Self-Defense – The use of force to protect yourself from a threatened physical attack. This is called an affirmative defense from the criminal defense side of the table. This defense can be asserted in violent crimes in Jacksonville, including Aggravated Battery, Aggravated Assault, Domestic Battery, Simple Battery, and Fighting.
Self-Incrimination – The act or declaration that you admit guilt or connection with a crime.
Sentence – The judgment that a criminal court formally pronounces after finding a defendant guilty of criminal charges.
Concurrent Sentences – If you are found guilty of more than one crime, your sentences for both charges can run concurrent, which means they are served a the same time.

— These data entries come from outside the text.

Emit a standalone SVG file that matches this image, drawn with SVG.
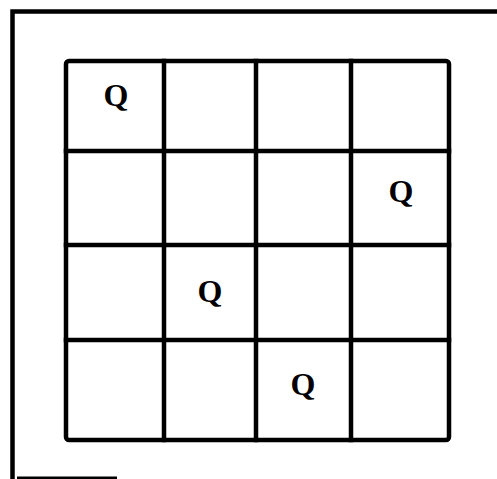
<svg xmlns="http://www.w3.org/2000/svg" width="497" height="479" viewBox="0 0 497 479">
<style>
.ln{stroke:#000;stroke-width:4.5;fill:none;stroke-linecap:square}
.q{font-family:"Liberation Serif","Times New Roman",serif;font-weight:bold;font-size:32px;text-anchor:middle;fill:#000}
</style>
<rect width="497" height="479" fill="#fff"/>
<g id="frame">
<path class="ln" d="M12.5,479 V11.5 H497"/>
<path d="M17,478 H117" stroke="#000" stroke-width="3"/>
</g>
<g id="board">
<rect x="66" y="61" width="383" height="379" rx="3" class="ln"/>
<g id="grid-lines">
<path class="ln" d="M164,61 V440 M256,61 V440 M351,61 V440"/>
<path class="ln" d="M66,151 H449 M66,245 H449 M66,340 H449"/>
</g>
</g>
<g id="q1"><text class="q" x="116" y="106">Q</text></g>
<g id="q2"><text class="q" x="401" y="202">Q</text></g>
<g id="q3"><text class="q" x="210" y="302">Q</text></g>
<g id="q4"><text class="q" x="303" y="395">Q</text></g>
</svg>
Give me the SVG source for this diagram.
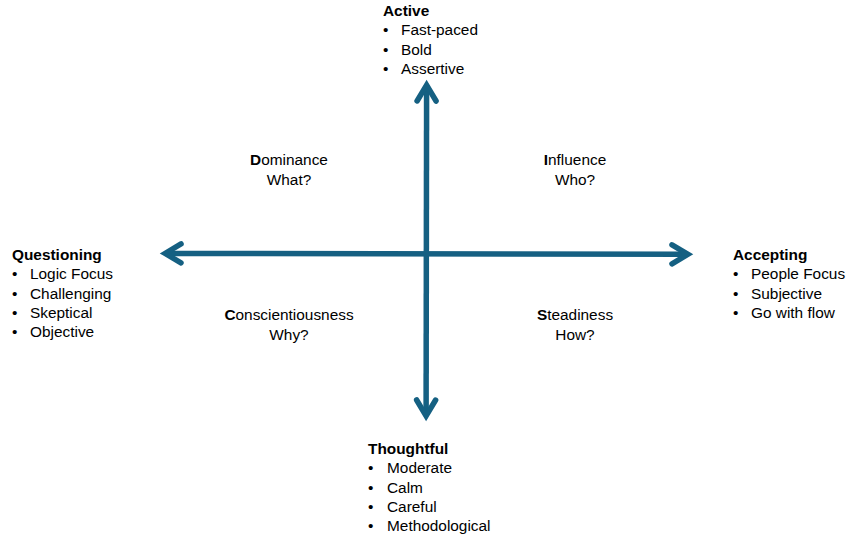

For example, if you are convicted of both DUI and Resisting an Officer Without Violence, a judge could sentence concurrently to 5 days on the DUI and 10 days on the Resisting charge. Because you will be sentenced concurrently, the full amount of time you will serve is 10 days.
Consecutive Sentences – Separate sentences that are to be served back to back, not together. For example, if you are convicted of Possession of Marijuana and Possession of Drug Paraphernalia, the judge could sentence you to 5 days on the pot charge and 20 days on the paraphernalia charge. You will serve the 5 day sentence first and then begin your 20 day sentence after.
Sixth Amendment – The constitutional amendment that guarantees, in criminal cases, the accused to a right to a public and speedy trial by a jury of your peers. You have the right to be informed of the charges against you, the right to confront the witnesses in the case, the right to have a criminal defense lawyer to represent you, and the right to compel witnesses who have information favorable to you.